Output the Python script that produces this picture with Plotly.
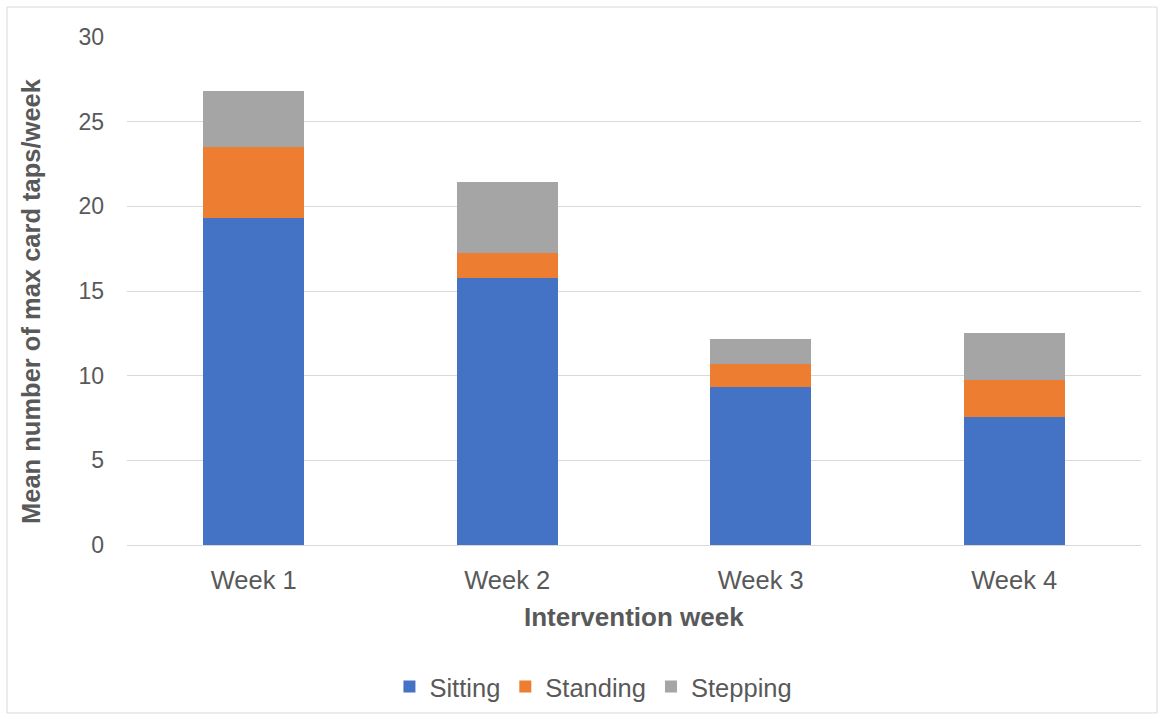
import plotly.graph_objects as go

weeks = ["Week 1", "Week 2", "Week 3", "Week 4"]
sitting = [19.31, 15.76, 9.31, 7.53]
standing = [4.22, 1.50, 1.36, 2.19]
stepping = [3.27, 4.18, 1.48, 2.81]
y_ticks = [0, 5, 10, 15, 20, 25, 30]

fig = go.Figure()
for name, vals, col in [("Sitting", sitting, "#4472C4"),
                        ("Standing", standing, "#ED7D31"),
                        ("Stepping", stepping, "#A5A5A5")]:
    fig.add_trace(go.Bar(x=weeks, y=vals, name=name, marker=dict(color=col, line=dict(width=0))))

font_family = "Liberation Sans, Arial, sans-serif"
L, T, PW, PH = 127, 37, 1014, 508
def px(x): return (x - L) / PW
def py(y): return (T + PH - y) / PH

fig.update_layout(
    barmode="stack",
    bargap=0.6,
    width=1164, height=719,
    margin=dict(l=127, r=23, t=37, b=174, autoexpand=False),
    plot_bgcolor="white", paper_bgcolor="white",
    font=dict(family=font_family, size=24, color="#595959"),
    xaxis=dict(
        automargin=False,
        showline=True, linecolor="#d9d9d9", linewidth=1,
        ticks="", tickfont=dict(size=25.5, color="#595959"), ticklabelstandoff=12,
    ),
    yaxis=dict(
        automargin=False,
        range=[0, 30], tickvals=y_ticks, showgrid=True, gridcolor="#d9d9d9", gridwidth=1,
        zeroline=False, showline=False, ticks="", tickfont=dict(size=23, color="#595959"),
        ticklabelstandoff=22,
    ),
    legend=dict(orientation="h", x=0.46, xanchor="center", y=py(687), yanchor="middle",
                font=dict(size=25.5, color="#595959"), traceorder="normal", itemwidth=30),
    showlegend=True,
    annotations=[
        dict(text="<b>Intervention week</b>", xref="paper", yref="paper", x=px(634), y=py(617),
             xanchor="center", yanchor="middle", showarrow=False, font=dict(size=26, color="#595959")),
        dict(text="<b>Mean number of max card taps/week</b>", xref="paper", yref="paper",
             x=px(31), y=py(301), xanchor="center", yanchor="middle", textangle=-90,
             showarrow=False, font=dict(size=25.5, color="#595959")),
    ],
    shapes=[dict(type="rect", xref="paper", yref="paper",
                 x0=px(7), x1=px(1157), y0=py(713), y1=py(7),
                 line=dict(color="#d9d9d9", width=1), fillcolor="rgba(0,0,0,0)", layer="below")],
)

fig.write_html("out.html")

• What is being asked: Exactly as written, please give again the lines from the beginning of the listing through the line containing "def py(y): return (T + PH - y) / PH", inclusive, without any pictures.

• Problem solution:
Output the Python script that produces this picture with Plotly.
import plotly.graph_objects as go

weeks = ["Week 1", "Week 2", "Week 3", "Week 4"]
sitting = [19.31, 15.76, 9.31, 7.53]
standing = [4.22, 1.50, 1.36, 2.19]
stepping = [3.27, 4.18, 1.48, 2.81]
y_ticks = [0, 5, 10, 15, 20, 25, 30]

fig = go.Figure()
for name, vals, col in [("Sitting", sitting, "#4472C4"),
                        ("Standing", standing, "#ED7D31"),
                        ("Stepping", stepping, "#A5A5A5")]:
    fig.add_trace(go.Bar(x=weeks, y=vals, name=name, marker=dict(color=col, line=dict(width=0))))

font_family = "Liberation Sans, Arial, sans-serif"
L, T, PW, PH = 127, 37, 1014, 508
def px(x): return (x - L) / PW
def py(y): return (T + PH - y) / PH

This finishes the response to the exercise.